Le tableau de la déperdition scolaire est aussi sinistre. Selon le Recensement général de la population et de l’habitat effectuée par l’ONS en 1998, entre la première année du primaire et la dernière année du secondaire, sur 100 élèves, seulement 27 en moyenne obtiennent leur bac. La baisse des budgets de l’éducation nationale est une autre indication de l’ampleur de la sélection scolaire. La part du budget de fonctionnement affecté à ce secteur dans le budget de fonctionnement de l’Etat est passée de 29% en 1990 à 13,7% en 2000.
Ce tableau général mérite d’être complété par le contexte économique immédiat des émeutes. Grâce au redressement des prix du pétrole dès décembre 1999, l’Algérie vivait une aisance financière sans pareille dans le passé ; les réserves de change étaient estimées à 11,9 milliards de dollars, à la fin 2000. Mais l’austérité budgétaire était toujours de rigueur. Elle était jusque-là justifiée par la crise financière et le poids de la dette. Ce discours ne pouvait plus convaincre puisque le Trésor affichait un bulletin de santé des plus satisfaisants. Il a exacerbé la frustration des couches sociales marginales, revenues de l’illusion de la «prospérité partagée» promise par Abdelaziz Bouteflika en 1999. Les Algériens ne comprenaient pas qu’autant d’argent frais dorme « dans les caisses » et n’ait aucune incidence ni sur les réseaux d’eau potable, ni sur l’état des routes, ni sur l’emploi (14).

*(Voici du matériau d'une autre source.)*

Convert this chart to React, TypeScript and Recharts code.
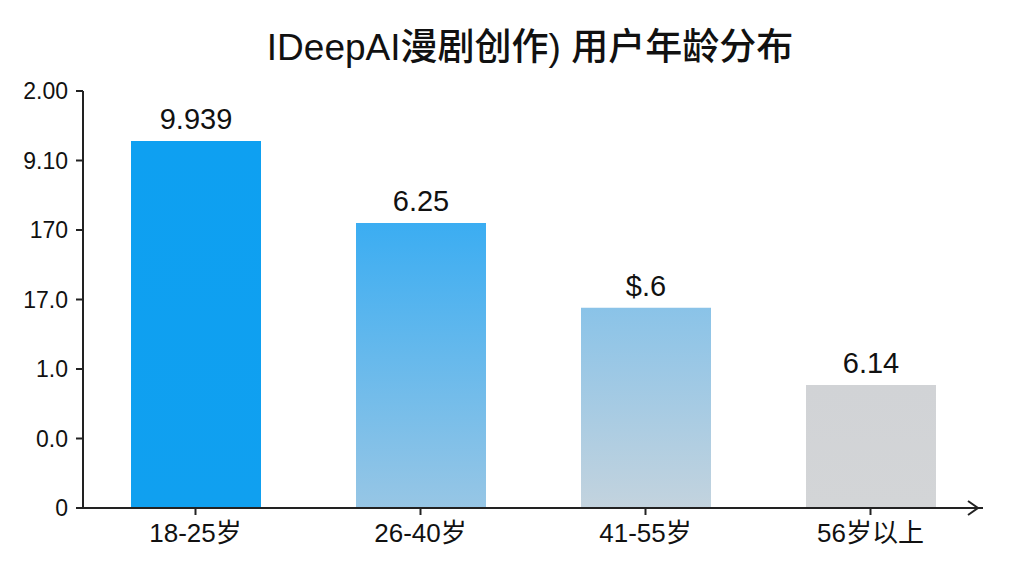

En Kabylie, la crise du travail salarié et la déperdition scolaire se sont conjuguées à une importante mutation sociologique que le sociologue Abdelnasser Djabi résume en ces termes : «Le village kabyle n’est plus un village de femmes, d’enfants et de vieilles personnes, les hommes étant partis travailler ailleurs. Le chômage a restreint les possibilités d’émigration [intérieure]» (15). Non seulement le massif kabyle ne dispose pas de ressources agricoles considérables, mais ces maigres ressources se sont taries sous l’effet de l’urbanisation anarchique. Cette urbanisation a fait que les jeunes, bien qu’appartenant souvent à des communautés villageoises, ne se projetaient plus dans un quelque ‘’avenir rural’’ que ce soit.»
Sans être à lui seul une explication suffisante aux événements d’avril 2001, ce contexte économique offre une clé pour les comprendre. La crise du travail salarié a accru l’importance du secteur économique informel. L’historien Daho Djerbal expose en ces termes ce processus: «L’économie informelle n’a pas tardé à [s’intégrer] au système de l’économie plus ou moins contrôlée par l’Etat. [Ce faisant], elle a marginalisé certains segments des activités informelles. […] Les jeunes ne trouvaient de modalités d’intégration ni dans le monde du travail productif, ni dans celui de l’échange. Cette génération n’est [même plus] un élément de la marge plus ou moins intégré. Elle est hors-système… Il n’existe pas de canaux par lesquels elle peut s’exprimer, hormis celui de l’émeute(16).»
La faillite des élites politiques kabyles traditionnelles
Comme l’explique Saïd Chikhi à propos des émeutes d’octobre 1988, le «champ hors-système, celui de la marginalité», est aussi celui d’une «marginalité symbolique». Celle-ci se manifeste à travers une rupture entre générations et un refus des jeunes de se reconnaître dans l’idéologie des «aînés», quels qu’ils soient, parents ou dirigeants politiques (17).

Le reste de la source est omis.